=== Source material ===

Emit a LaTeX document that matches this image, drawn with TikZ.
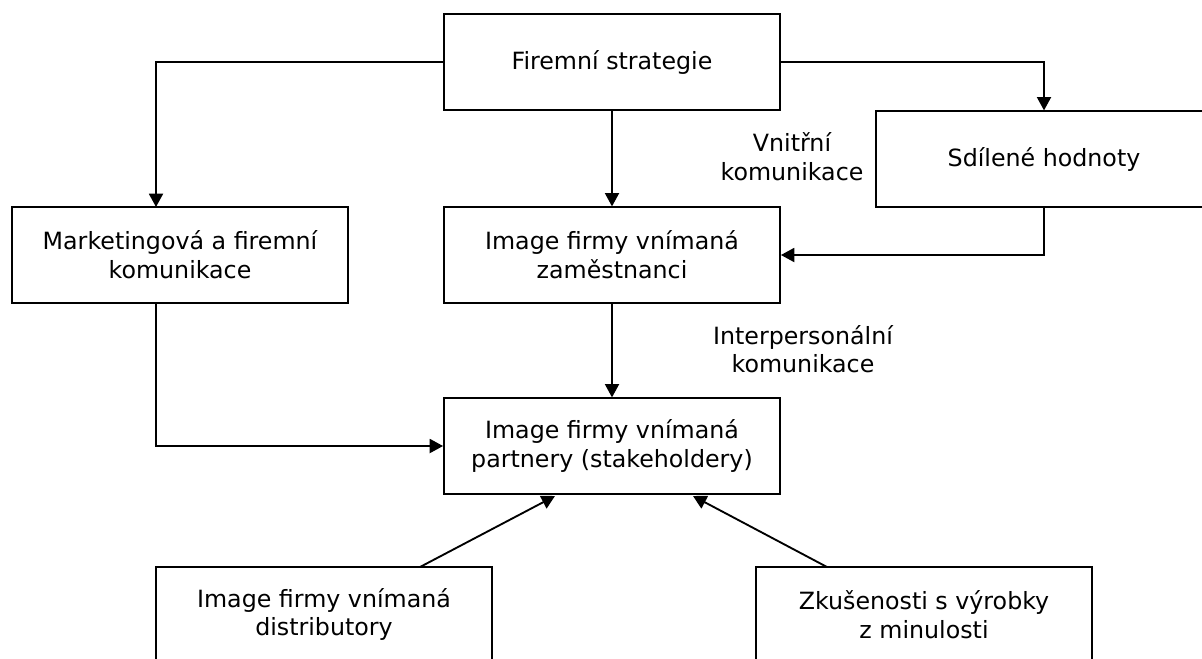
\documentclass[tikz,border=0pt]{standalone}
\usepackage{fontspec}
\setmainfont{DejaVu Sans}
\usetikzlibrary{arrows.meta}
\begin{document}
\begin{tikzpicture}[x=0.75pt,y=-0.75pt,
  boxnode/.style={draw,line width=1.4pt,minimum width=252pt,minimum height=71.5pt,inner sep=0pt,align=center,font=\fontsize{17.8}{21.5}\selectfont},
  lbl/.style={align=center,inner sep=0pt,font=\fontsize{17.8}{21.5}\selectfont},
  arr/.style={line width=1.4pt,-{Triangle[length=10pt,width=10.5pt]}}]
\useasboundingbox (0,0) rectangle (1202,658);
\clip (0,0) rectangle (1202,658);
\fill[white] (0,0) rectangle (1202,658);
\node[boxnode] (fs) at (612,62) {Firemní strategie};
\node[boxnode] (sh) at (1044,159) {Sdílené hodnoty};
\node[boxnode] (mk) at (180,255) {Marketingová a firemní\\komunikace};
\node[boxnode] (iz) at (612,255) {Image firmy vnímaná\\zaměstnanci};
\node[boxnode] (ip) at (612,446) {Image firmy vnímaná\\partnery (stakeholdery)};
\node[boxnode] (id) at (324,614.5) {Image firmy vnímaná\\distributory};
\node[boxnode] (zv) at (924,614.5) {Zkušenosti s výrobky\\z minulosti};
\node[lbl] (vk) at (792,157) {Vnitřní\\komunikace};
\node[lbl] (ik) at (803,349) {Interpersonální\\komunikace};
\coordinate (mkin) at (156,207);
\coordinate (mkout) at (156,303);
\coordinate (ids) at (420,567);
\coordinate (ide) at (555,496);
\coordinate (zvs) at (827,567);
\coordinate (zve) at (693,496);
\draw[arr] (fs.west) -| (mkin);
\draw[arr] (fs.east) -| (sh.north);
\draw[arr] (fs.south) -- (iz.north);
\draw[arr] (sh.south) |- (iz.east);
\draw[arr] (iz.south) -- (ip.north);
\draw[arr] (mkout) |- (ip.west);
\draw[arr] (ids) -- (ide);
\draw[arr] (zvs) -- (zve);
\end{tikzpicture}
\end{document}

===

## Required work
Transcribe the listing in full and omit the pictures.

## Worked solution
Emit a LaTeX document that matches this image, drawn with TikZ.
\documentclass[tikz,border=0pt]{standalone}
\usepackage{fontspec}
\setmainfont{DejaVu Sans}
\usetikzlibrary{arrows.meta}
\begin{document}
\begin{tikzpicture}[x=0.75pt,y=-0.75pt,
  boxnode/.style={draw,line width=1.4pt,minimum width=252pt,minimum height=71.5pt,inner sep=0pt,align=center,font=\fontsize{17.8}{21.5}\selectfont},
  lbl/.style={align=center,inner sep=0pt,font=\fontsize{17.8}{21.5}\selectfont},
  arr/.style={line width=1.4pt,-{Triangle[length=10pt,width=10.5pt]}}]
\useasboundingbox (0,0) rectangle (1202,658);
\clip (0,0) rectangle (1202,658);
\fill[white] (0,0) rectangle (1202,658);
\node[boxnode] (fs) at (612,62) {Firemní strategie};
\node[boxnode] (sh) at (1044,159) {Sdílené hodnoty};
\node[boxnode] (mk) at (180,255) {Marketingová a firemní\\komunikace};
\node[boxnode] (iz) at (612,255) {Image firmy vnímaná\\zaměstnanci};
\node[boxnode] (ip) at (612,446) {Image firmy vnímaná\\partnery (stakeholdery)};
\node[boxnode] (id) at (324,614.5) {Image firmy vnímaná\\distributory};
\node[boxnode] (zv) at (924,614.5) {Zkušenosti s výrobky\\z minulosti};
\node[lbl] (vk) at (792,157) {Vnitřní\\komunikace};
\node[lbl] (ik) at (803,349) {Interpersonální\\komunikace};
\coordinate (mkin) at (156,207);
\coordinate (mkout) at (156,303);
\coordinate (ids) at (420,567);
\coordinate (ide) at (555,496);
\coordinate (zvs) at (827,567);
\coordinate (zve) at (693,496);
\draw[arr] (fs.west) -| (mkin);
\draw[arr] (fs.east) -| (sh.north);
\draw[arr] (fs.south) -- (iz.north);
\draw[arr] (sh.south) |- (iz.east);
\draw[arr] (iz.south) -- (ip.north);
\draw[arr] (mkout) |- (ip.west);
\draw[arr] (ids) -- (ide);
\draw[arr] (zvs) -- (zve);
\end{tikzpicture}
\end{document}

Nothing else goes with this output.